In commercial property management don’t let your tenants get out of control. Stay close to your tenants and ahead of their intentions. The tenants in your managed properties are the lifeblood of the income and the property performance.
So many times I see property managers get very busy with ever more properties and more tenants; this is usually the result of agency success or fee growth requirements. Unfortunately when this happens the first thing to suffer is the manager’s ability to get the job done and keep on top of tenant issues and relations.
Here are some of the things that happen when you forget or disconnect with your tenants:
- The existing tenants will start to talk amongst themselves. This can be a bit like an out of control ‘freight train’. It gathers speed and then crashes at the end of the line.
- When the tenants stop talking to you, then you know you are in for a difficult time. Soon they will be talking direct to the landlord and major property issues will be well out of control.
- Small lease issues such as rent reviews, options, renovations, and inspections, will be all that harder to negotiate.
- They will start to talk to other real estate agents about their leasing needs
- The vacancy factor in the property will rise as tenants move or relocate elsewhere
- The permitted use of the premises is likely to be ‘stretched’ beyond what is allowed
- Rent and other lease commitments will be slow to be paid.

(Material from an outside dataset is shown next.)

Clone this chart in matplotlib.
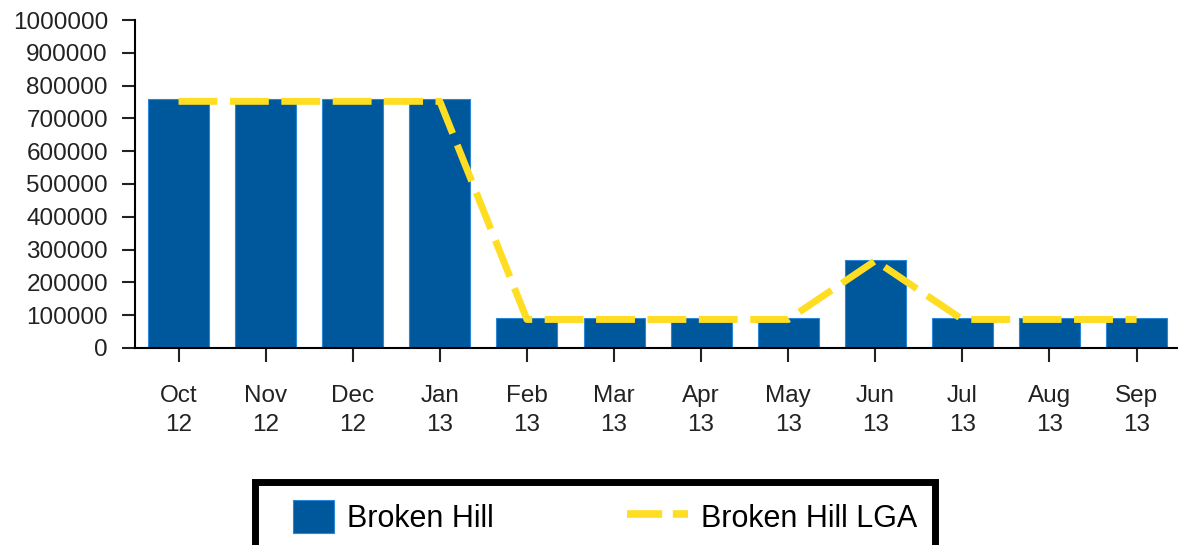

The tenants in a property expect to know you and for you to know them. When you think about it, they cannot talk to anyone else about the property without going to the landlord direct and that is not what you want.
In medium properties with lots of tenants, all of the tenant communications will need to be well managed and controlled. Systems will help you do that.
Here are some ideas to help this process and build a good tenant communication system in commercial or retail property management:
- Communicate with all of your tenants weekly in a retail property and fortnightly in an office or industrial property. Yes, I know this will stretch the workload, but a simple telephone call is easy to do.
- Meet with the tenants monthly on site so you can keep current lease issues moving ahead, and you can then also keep minutes the meetings for future reference.
- Stay well ahead of critical dates and other lease issues. Raise the rent reviews, options, lease expires, and renovation issues early.
- Negotiate professionally and keep records of everything that happens between the tenant, the landlord, and yourself.
- Inspect the premises frequently to ensure that you know what is going on inside the building or the premises themselves.
These simple rules will help you build a better property management portfolio for your agency and the landlords that you serve.